- Task prompt -
Repeat exactly the stretch of lines from the line containing "Give me the" through the line containing "const chart = echarts.init(document.getElementById('chart'));", both included, and nothing else.

- Records shown -
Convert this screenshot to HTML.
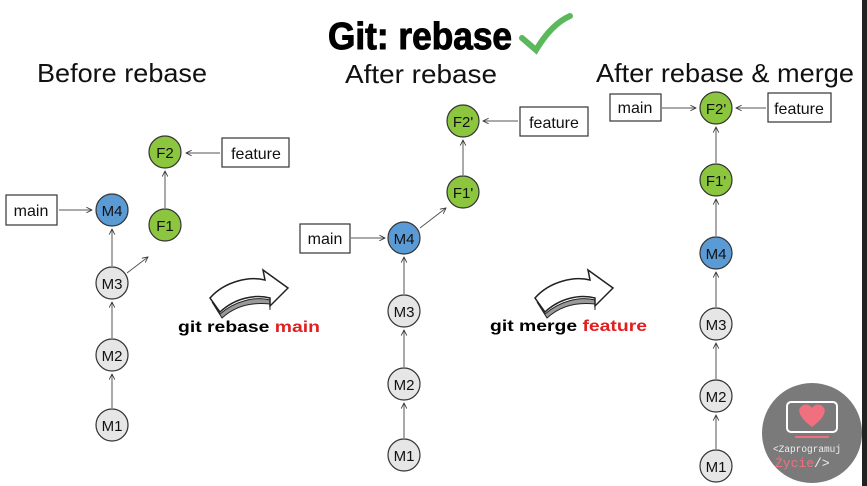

==

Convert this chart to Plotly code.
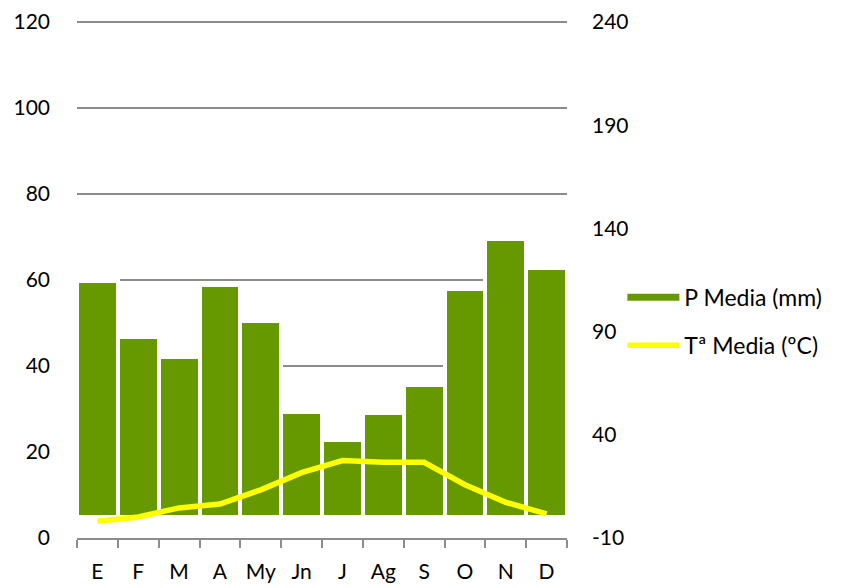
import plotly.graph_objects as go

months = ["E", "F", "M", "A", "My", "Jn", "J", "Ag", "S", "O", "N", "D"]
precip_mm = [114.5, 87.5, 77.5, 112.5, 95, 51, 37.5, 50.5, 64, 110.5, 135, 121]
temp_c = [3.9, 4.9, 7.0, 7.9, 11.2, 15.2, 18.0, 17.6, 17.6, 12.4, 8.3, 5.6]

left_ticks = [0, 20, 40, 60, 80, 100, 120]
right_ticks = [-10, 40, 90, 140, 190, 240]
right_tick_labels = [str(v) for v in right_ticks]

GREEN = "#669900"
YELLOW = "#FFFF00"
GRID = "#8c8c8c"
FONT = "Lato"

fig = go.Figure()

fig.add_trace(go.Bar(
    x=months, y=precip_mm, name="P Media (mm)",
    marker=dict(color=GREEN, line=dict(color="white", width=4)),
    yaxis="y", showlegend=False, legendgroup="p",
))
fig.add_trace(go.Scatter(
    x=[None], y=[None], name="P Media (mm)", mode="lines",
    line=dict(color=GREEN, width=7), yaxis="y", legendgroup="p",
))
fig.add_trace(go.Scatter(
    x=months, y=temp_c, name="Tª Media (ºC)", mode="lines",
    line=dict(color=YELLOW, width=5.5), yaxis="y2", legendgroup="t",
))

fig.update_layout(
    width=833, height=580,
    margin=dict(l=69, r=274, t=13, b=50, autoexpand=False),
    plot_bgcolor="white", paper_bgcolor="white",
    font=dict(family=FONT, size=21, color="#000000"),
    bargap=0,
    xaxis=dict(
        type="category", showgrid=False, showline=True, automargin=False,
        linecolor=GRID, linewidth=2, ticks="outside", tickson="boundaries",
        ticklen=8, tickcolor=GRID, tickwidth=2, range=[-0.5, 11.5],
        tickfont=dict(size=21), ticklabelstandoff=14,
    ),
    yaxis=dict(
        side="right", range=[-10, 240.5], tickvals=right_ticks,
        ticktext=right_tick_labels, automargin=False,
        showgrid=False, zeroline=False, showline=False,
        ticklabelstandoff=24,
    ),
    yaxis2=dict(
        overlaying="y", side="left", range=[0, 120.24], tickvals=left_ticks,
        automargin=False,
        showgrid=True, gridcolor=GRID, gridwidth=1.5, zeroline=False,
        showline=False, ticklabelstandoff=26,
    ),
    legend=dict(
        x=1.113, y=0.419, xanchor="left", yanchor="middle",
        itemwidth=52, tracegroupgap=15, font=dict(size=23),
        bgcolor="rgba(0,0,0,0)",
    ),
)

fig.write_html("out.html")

==

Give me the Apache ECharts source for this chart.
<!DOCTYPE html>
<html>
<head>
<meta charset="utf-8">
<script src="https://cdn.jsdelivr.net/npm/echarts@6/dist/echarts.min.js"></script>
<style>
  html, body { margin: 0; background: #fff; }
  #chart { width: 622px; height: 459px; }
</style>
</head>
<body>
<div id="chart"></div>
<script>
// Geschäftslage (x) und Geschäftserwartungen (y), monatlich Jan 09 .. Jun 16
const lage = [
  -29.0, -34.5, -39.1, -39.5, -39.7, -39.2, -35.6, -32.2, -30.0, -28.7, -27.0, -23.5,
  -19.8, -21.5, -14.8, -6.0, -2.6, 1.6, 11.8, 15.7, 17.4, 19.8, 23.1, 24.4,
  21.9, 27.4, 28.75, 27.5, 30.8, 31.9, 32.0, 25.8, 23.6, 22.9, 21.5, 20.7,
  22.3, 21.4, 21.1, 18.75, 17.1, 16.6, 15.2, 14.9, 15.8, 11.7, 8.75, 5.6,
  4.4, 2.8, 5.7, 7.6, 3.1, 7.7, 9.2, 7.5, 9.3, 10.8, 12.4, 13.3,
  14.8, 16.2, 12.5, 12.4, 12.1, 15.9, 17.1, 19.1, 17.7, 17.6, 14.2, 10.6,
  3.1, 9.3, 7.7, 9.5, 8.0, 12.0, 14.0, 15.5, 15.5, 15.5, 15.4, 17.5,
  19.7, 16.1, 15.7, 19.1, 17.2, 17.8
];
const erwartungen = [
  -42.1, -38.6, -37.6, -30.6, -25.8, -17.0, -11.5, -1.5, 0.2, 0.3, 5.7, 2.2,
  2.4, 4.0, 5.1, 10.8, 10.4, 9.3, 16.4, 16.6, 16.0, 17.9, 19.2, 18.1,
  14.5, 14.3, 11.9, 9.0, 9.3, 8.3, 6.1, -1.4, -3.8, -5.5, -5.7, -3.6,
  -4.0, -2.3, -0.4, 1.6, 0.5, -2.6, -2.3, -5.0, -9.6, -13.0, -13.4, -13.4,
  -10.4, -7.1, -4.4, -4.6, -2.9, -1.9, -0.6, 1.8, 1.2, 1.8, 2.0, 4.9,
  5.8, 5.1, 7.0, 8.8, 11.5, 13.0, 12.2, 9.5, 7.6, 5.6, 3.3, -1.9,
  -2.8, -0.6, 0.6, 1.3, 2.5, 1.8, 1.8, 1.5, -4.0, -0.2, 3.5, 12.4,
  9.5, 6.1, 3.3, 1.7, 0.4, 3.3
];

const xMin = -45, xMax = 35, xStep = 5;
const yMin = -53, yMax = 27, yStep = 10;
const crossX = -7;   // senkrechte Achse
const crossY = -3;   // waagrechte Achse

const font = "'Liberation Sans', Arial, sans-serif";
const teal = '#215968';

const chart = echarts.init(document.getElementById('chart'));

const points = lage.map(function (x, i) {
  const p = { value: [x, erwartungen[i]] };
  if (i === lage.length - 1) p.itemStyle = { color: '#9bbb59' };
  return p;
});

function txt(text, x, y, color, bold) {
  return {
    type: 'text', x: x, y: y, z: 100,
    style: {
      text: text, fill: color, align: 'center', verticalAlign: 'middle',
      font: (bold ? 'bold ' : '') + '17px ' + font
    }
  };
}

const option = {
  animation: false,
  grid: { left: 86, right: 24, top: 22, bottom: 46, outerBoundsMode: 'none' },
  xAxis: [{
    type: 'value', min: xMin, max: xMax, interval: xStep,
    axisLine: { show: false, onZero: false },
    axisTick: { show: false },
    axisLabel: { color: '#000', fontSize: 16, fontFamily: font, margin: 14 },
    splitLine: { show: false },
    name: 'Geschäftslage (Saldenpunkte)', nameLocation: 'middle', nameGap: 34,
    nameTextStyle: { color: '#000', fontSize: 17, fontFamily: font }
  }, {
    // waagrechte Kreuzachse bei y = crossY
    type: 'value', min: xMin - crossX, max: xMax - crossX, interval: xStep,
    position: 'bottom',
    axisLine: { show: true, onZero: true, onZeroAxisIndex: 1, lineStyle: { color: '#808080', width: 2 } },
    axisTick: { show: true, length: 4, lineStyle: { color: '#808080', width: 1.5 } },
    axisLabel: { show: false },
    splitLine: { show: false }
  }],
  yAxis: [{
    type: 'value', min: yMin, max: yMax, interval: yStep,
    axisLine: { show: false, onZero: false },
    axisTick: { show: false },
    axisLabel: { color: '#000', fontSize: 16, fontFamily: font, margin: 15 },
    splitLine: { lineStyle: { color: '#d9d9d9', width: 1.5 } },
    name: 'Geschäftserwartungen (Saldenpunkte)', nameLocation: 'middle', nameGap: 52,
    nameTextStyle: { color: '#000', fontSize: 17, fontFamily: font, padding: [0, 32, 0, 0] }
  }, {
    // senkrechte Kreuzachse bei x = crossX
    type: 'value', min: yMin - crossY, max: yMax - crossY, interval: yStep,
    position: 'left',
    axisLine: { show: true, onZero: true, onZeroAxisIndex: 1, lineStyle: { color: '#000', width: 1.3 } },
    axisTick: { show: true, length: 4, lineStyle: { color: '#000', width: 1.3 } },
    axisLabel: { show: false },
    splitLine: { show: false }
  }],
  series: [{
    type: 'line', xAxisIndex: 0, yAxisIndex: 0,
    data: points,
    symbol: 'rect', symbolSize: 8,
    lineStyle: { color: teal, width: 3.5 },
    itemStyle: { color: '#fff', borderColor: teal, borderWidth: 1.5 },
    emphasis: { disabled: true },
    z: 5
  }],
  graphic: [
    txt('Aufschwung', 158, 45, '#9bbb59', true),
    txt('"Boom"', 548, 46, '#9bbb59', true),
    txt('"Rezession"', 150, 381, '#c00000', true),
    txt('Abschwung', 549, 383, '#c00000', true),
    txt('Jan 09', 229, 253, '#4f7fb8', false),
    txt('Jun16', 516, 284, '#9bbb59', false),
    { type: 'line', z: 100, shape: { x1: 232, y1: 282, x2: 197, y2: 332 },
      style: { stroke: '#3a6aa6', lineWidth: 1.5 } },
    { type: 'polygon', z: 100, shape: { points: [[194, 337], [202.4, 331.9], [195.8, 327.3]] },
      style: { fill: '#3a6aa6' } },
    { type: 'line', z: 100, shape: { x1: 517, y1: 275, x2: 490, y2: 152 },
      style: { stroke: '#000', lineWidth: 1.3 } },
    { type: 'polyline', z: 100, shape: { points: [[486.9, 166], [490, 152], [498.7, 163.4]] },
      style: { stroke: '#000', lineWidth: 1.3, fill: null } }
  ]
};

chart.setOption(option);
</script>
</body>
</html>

- Task response -
Give me the Apache ECharts source for this chart.
<!DOCTYPE html>
<html>
<head>
<meta charset="utf-8">
<script src="https://cdn.jsdelivr.net/npm/echarts@6/dist/echarts.min.js"></script>
<style>
  html, body { margin: 0; background: #fff; }
  #chart { width: 622px; height: 459px; }
</style>
</head>
<body>
<div id="chart"></div>
<script>
// Geschäftslage (x) und Geschäftserwartungen (y), monatlich Jan 09 .. Jun 16
const lage = [
  -29.0, -34.5, -39.1, -39.5, -39.7, -39.2, -35.6, -32.2, -30.0, -28.7, -27.0, -23.5,
  -19.8, -21.5, -14.8, -6.0, -2.6, 1.6, 11.8, 15.7, 17.4, 19.8, 23.1, 24.4,
  21.9, 27.4, 28.75, 27.5, 30.8, 31.9, 32.0, 25.8, 23.6, 22.9, 21.5, 20.7,
  22.3, 21.4, 21.1, 18.75, 17.1, 16.6, 15.2, 14.9, 15.8, 11.7, 8.75, 5.6,
  4.4, 2.8, 5.7, 7.6, 3.1, 7.7, 9.2, 7.5, 9.3, 10.8, 12.4, 13.3,
  14.8, 16.2, 12.5, 12.4, 12.1, 15.9, 17.1, 19.1, 17.7, 17.6, 14.2, 10.6,
  3.1, 9.3, 7.7, 9.5, 8.0, 12.0, 14.0, 15.5, 15.5, 15.5, 15.4, 17.5,
  19.7, 16.1, 15.7, 19.1, 17.2, 17.8
];
const erwartungen = [
  -42.1, -38.6, -37.6, -30.6, -25.8, -17.0, -11.5, -1.5, 0.2, 0.3, 5.7, 2.2,
  2.4, 4.0, 5.1, 10.8, 10.4, 9.3, 16.4, 16.6, 16.0, 17.9, 19.2, 18.1,
  14.5, 14.3, 11.9, 9.0, 9.3, 8.3, 6.1, -1.4, -3.8, -5.5, -5.7, -3.6,
  -4.0, -2.3, -0.4, 1.6, 0.5, -2.6, -2.3, -5.0, -9.6, -13.0, -13.4, -13.4,
  -10.4, -7.1, -4.4, -4.6, -2.9, -1.9, -0.6, 1.8, 1.2, 1.8, 2.0, 4.9,
  5.8, 5.1, 7.0, 8.8, 11.5, 13.0, 12.2, 9.5, 7.6, 5.6, 3.3, -1.9,
  -2.8, -0.6, 0.6, 1.3, 2.5, 1.8, 1.8, 1.5, -4.0, -0.2, 3.5, 12.4,
  9.5, 6.1, 3.3, 1.7, 0.4, 3.3
];

const xMin = -45, xMax = 35, xStep = 5;
const yMin = -53, yMax = 27, yStep = 10;
const crossX = -7;   // senkrechte Achse
const crossY = -3;   // waagrechte Achse

const font = "'Liberation Sans', Arial, sans-serif";
const teal = '#215968';

const chart = echarts.init(document.getElementById('chart'));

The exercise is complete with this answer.